Structured generation works perfectly well with continuation models, but since we’re using an instruct model we should use the instruct prompt format for best results (this is issue 1). The most important thing we’ve done is 2 which is to show the model the structure we want it to follow. Item 3 is a small but important detail: instruct prompts are trained to alternate between the ‘user’ role and the ‘assistant’ role, if we don’t start with the empty assistant response the model will want to start with assistant... rather than our desired structure {"reasoning": ....

It can be quite helpful when writing your prompt to also generate unstructured samples to see how well the model is following the desired formatting behavior.

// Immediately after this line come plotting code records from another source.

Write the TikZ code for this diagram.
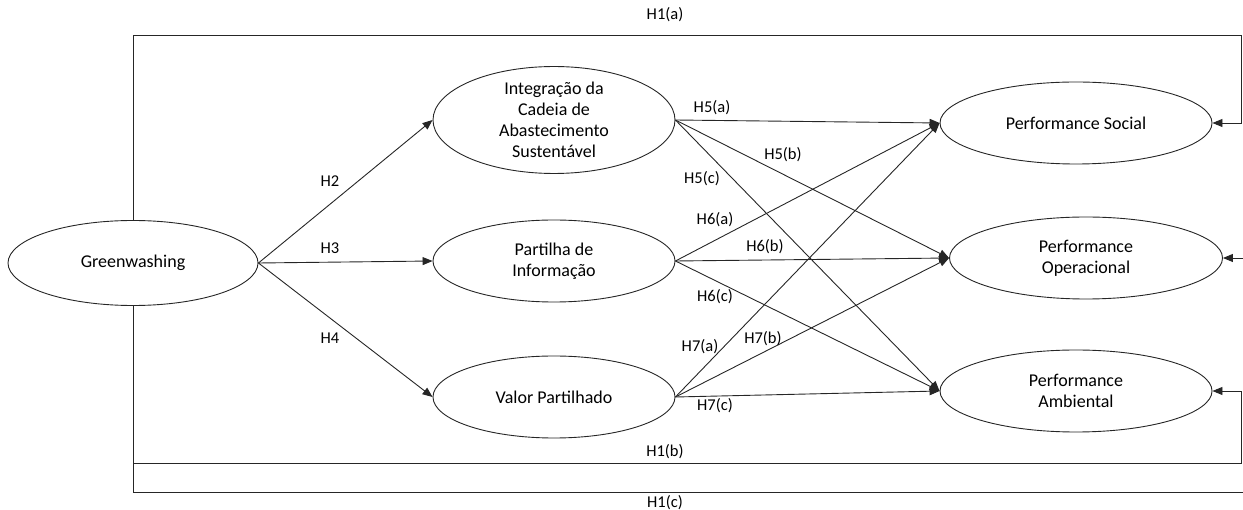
\documentclass[tikz,border=0pt]{standalone}
\usepackage{fontspec}
\setmainfont{Carlito}
\usetikzlibrary{shapes.geometric, arrows.meta}
\tikzset{
    construct/.style={draw, ellipse, inner sep=0pt, align=center,
      minimum width=242pt, minimum height=82pt,
      font=\fontsize{18}{21}\selectfont},
    hyp/.style={inner sep=0pt, font=\fontsize{16.5}{19}\selectfont},
    link/.style={-{Triangle[length=10pt, width=8pt]}}
}

\begin{document}
\begin{tikzpicture}[x=1pt, y=-1pt, line width=0.9pt, draw=black!85]
          \useasboundingbox (0,0) rectangle (1243,510);
          % constructs
          \node [construct, minimum width=250pt, minimum height=85pt] (gw) at (133,263) {Greenwashing};
          \node [construct] (isc) at (554,120) {Integração da\\Cadeia de\\Abastecimento\\Sustentável};
          \node [construct] (pi) at (554,261) {Partilha de\\Informação};
          \node [construct] (vp) at (554,397) {Valor Partilhado};
          \node [construct, minimum width=272pt] (ps) at (1076,123) {Performance Social};
          \node [construct, minimum width=273pt] (po) at (1086,258) {Performance\\Operacional};
          \node [construct, minimum width=272pt] (pa) at (1076,391) {Performance\\Ambiental};
          % corners of the long paths
          \coordinate (ca) at (1241,35);
          \coordinate (cb) at (1241,463);
          \coordinate (cc) at (1256,492);
          \draw [link] (gw.north) |- (ca) |- (ps.east);
          \draw [link] (gw.south) |- (cb) |- (pa.east);
          \draw [link] (gw.south) |- (cc) |- (po.east);
          \draw [link] (gw.east) -- (isc.west);
          \draw [link] (gw.east) -- (pi.west);
          \draw [link] (gw.east) -- (vp.west);
          \foreach \src in {isc, pi, vp} {
            \foreach \dst in {ps, po, pa} {
              \draw [link] (\src.east) -- (\dst.west);
            }
          }
          % labels
          \node [hyp] (l1a) at (665,15) {H1(a)};
          \node [hyp] (l1b) at (665,452) {H1(b)};
          \node [hyp] (l1c) at (665,503) {H1(c)};
          \node [hyp] (l2) at (330,181) {H2};
          \node [hyp] (l3) at (330,248) {H3};
          \node [hyp] (l4) at (330,338) {H4};
          \node [hyp] (l5a) at (712,108) {H5(a)};
          \node [hyp] (l5b) at (783,155) {H5(b)};
          \node [hyp] (l5c) at (702,179) {H5(c)};
          \node [hyp] (l6a) at (715,220) {H6(a)};
          \node [hyp] (l6b) at (765,247) {H6(b)};
          \node [hyp] (l6c) at (715,297) {H6(c)};
          \node [hyp] (l7a) at (700,347) {H7(a)};
          \node [hyp] (l7b) at (763,339) {H7(b)};
          \node [hyp] (l7c) at (715,406) {H7(c)};
        \end{tikzpicture}
\end{document}
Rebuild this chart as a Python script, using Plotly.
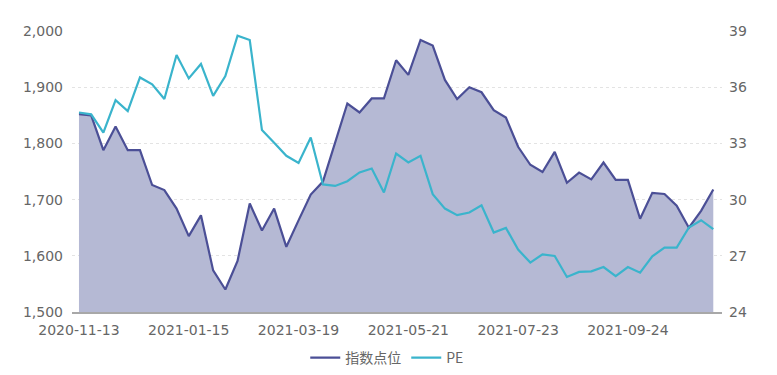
import plotly.graph_objects as go
import pandas as pd

dates = pd.date_range("2020-11-13", periods=53, freq="7D").strftime("%Y-%m-%d").tolist()

index_points = [1852, 1850, 1788, 1830, 1788, 1788, 1726, 1717, 1684, 1635,
                1672, 1574, 1540, 1591, 1693, 1645, 1684, 1616, 1663, 1709,
                1732, 1800, 1871, 1855, 1880, 1880, 1948, 1922, 1984, 1974,
                1913, 1879, 1900, 1891, 1859, 1846, 1794, 1762, 1749, 1785,
                1730, 1748, 1736, 1766, 1735, 1735, 1666, 1712, 1710, 1689,
                1650, 1680, 1718]

pe_values = [34.65, 34.55, 33.57, 35.31, 34.72, 36.52, 36.15, 35.37, 37.72, 36.47,
             37.24, 35.54, 36.59, 38.75, 38.52, 33.71, 33.03, 32.34, 31.96, 33.32,
             30.81, 30.73, 30.98, 31.45, 31.66, 30.38, 32.46, 31.98, 32.34, 30.29,
             29.52, 29.17, 29.31, 29.70, 28.24, 28.49, 27.33, 26.64, 27.08, 26.99,
             25.87, 26.14, 26.17, 26.40, 25.91, 26.40, 26.10, 26.97, 27.44, 27.44,
             28.51, 28.90, 28.42]

tick_dates = ["2020-11-13", "2021-01-15", "2021-03-19", "2021-05-21", "2021-07-23", "2021-09-24"]
left_ticks = [1500, 1600, 1700, 1800, 1900, 2000]
left_tick_text = ["1,500", "1,600", "1,700", "1,800", "1,900", "2,000"]
right_ticks = [24, 27, 30, 33, 36, 39]

tick_font = dict(family="DejaVu Sans, sans-serif", size=14, color="#666666")
legend_font = dict(family="Noto Sans CJK SC, sans-serif", size=14, color="#666666")

INDEX_COLOR = "#4b4f96"
PE_COLOR = "#3ab4cc"

fig = go.Figure()
fig.add_trace(go.Scatter(
    x=dates, y=index_points, name="指数点位", mode="lines",
    line=dict(color=INDEX_COLOR, width=2.2),
    fill="tozeroy", fillcolor="#b5b9d4", showlegend=False,
))
fig.add_trace(go.Scatter(
    x=dates, y=pe_values, name="PE", mode="lines", yaxis="y2",
    line=dict(color=PE_COLOR, width=2.2), showlegend=False,
))
# legend entries (line-only symbols)
fig.add_trace(go.Scatter(x=[None], y=[None], name="指数点位", mode="lines",
                         line=dict(color=INDEX_COLOR, width=2.2)))
fig.add_trace(go.Scatter(x=[None], y=[None], name="PE", mode="lines",
                         line=dict(color=PE_COLOR, width=2.2)))

x_start = (pd.Timestamp(dates[0]) - pd.Timedelta(days=4)).strftime("%Y-%m-%d")
x_end = (pd.Timestamp(dates[-1]) + pd.Timedelta(days=5)).strftime("%Y-%m-%d")

# The page body has an 8px default margin, so the figure is sized/offset to compensate.
fig.update_layout(
    width=769, height=367,
    margin=dict(l=64, r=55, t=23, b=63),
    paper_bgcolor="white", plot_bgcolor="white",
    font=legend_font,
    showlegend=True,
    legend=dict(orientation="h", x=0.485, xanchor="center",
                yref="container", y=0.046, yanchor="middle",
                font=legend_font, itemwidth=30),
    xaxis=dict(
        type="date", range=[x_start, x_end], automargin=False,
        tickvals=tick_dates, ticktext=tick_dates,
        showgrid=False, showline=True, linecolor="#a8a8a8", linewidth=1.5,
        ticks="", tickfont=tick_font, ticklabelstandoff=4,
    ),
    yaxis=dict(
        range=[1500, 2000], tickvals=left_ticks, ticktext=left_tick_text,
        automargin=False,
        showgrid=True, gridcolor="#e3e3e3", griddash="dot", gridwidth=1,
        zeroline=False, showline=False, ticks="",
        tickfont=tick_font, ticklabelstandoff=8,
    ),
    yaxis2=dict(
        range=[24, 39], tickvals=right_ticks, overlaying="y", side="right",
        automargin=False,
        showgrid=False, zeroline=False, showline=False, ticks="",
        tickfont=tick_font, ticklabelstandoff=6,
    ),
)

fig.write_html("out.html")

Next we want to define our structure (though really this should go hand in hand with the prompt). For this task we’ll use a simple Pydantic model:

class Response(BaseModel):
    reasoning: constr(max_length=250)
    answer: str = Field(pattern=r'[A-Z]{4}')

We’re constraining the reasoning step here to 250 characters to make sure it doesn’t take too long to reason, and also constraining our answer to only valid possible responses of 4 letters.

A really important step in the process is to verify the prompt contains our structure. The entire point of the prompt is to prime our LLM for success, if we aren’t showing it the exact structure we want, the model will have to work harder to get the correct answer. Here’s the code for our ensuring the prompt matches the structure:

from outlines.fsm.json_schema import build_regex_from_schema
schema_regex = build_regex_from_schema(Response.schema_json())

example_prompt = create_prompt(all_evals[5]['question'], tokenizer)
re.search(schema_regex, example_prompt)

After verifying this we’re good to go! It’s worth pointing out that doing all these thing will also generally improve your unstructured results.

Now let’s run a proper apples-to-apples comparison of structured generation to unstructured. Here is the outcome of running this eval:

Once again we see that structured generation outperforms unstructured generation. It’s also worth noting that our unstructured JSON result (at 73% accuracy) outperformed our structured natural language (68% accuracy) result, but our overall winner is structured JSON with 77% accuracy!

Here we can see why it’s essential to compare apples to apples when understanding the performance of structured generation. If, for example, we compared the JSON prompt for unstructured and the NL for structured, we would incorrectly conclude the structured generation is slightly worse, when the issue is really the prompt.